2. Socioeconomic characteristics of single-person households and implications 

- (Economic characteristics) Lower education and income levels and poorer job security than multi-member households  

- (Social characteristics)) The number of single-person households has surged along with changes to societal mores about the family and marriage. Single-person households also suffer from social problems such as “lone deaths.” 


3. Characteristics of housing for single-person households and policy support 

- Single-person households mainly live in homes with a monthly lease that requires a large key money deposit. They also tend to live in detached homes rather than apartments, with lower housing security. 

- Young adults want a loan program to afford jeonse homes; the middle-aged population financing to buy homes; older Koreans public housing; and senior citizens housing support services. 
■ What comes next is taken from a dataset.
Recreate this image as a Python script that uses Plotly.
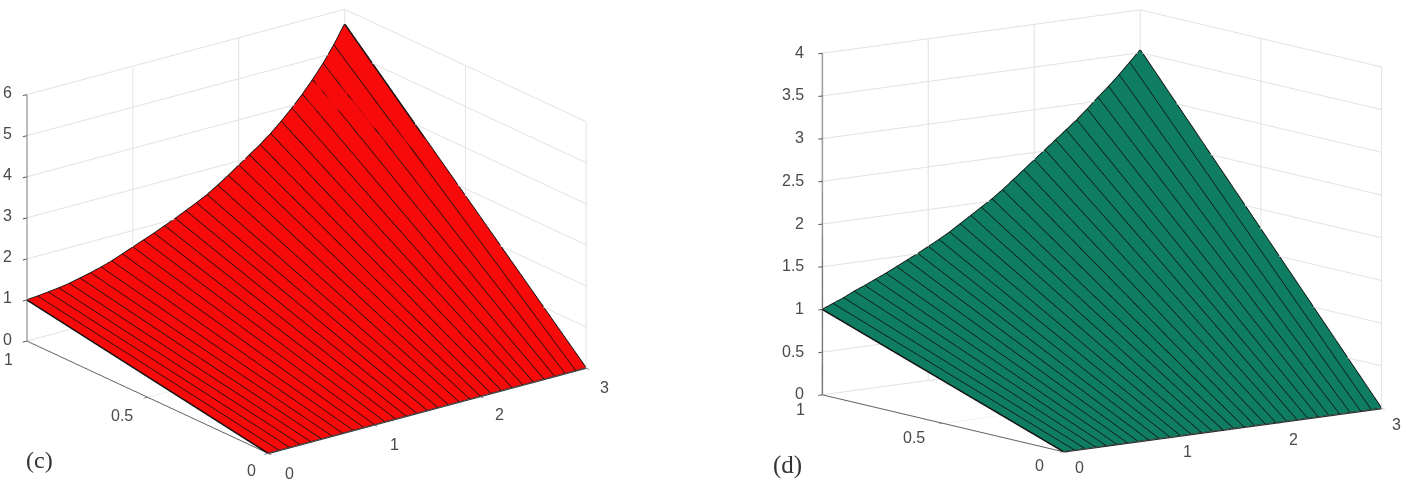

- The central and local governments have measures to support housing for single-person households, but most such assistance is for the elderly and young adults. Middle-aged and older Koreans are thus in the “blind spot” of support coverage. 


Policy implications


① Policy principles should be based on the main areas for housing policy suggested by UN HABITAT: Integrity, inclusiveness, affordable housing, standards for adequate housing, and support for moving to better homes


② User-tailored policy support should consider the socioeconomic characteristics of single-person households and their dwelling conditions.


③ (Inclusiveness) Attract single-person households as the main target for housing support.


④ (Integrity) Reshuffle and comprehensively review the central government’s legal and institutional systems to support single-person households.


⑤ (Affordability) Provide affordable housing based on single-person households’ spending on housing.


⑥ (Adequacy) Set proper housing standards considering the growing number of single-person households.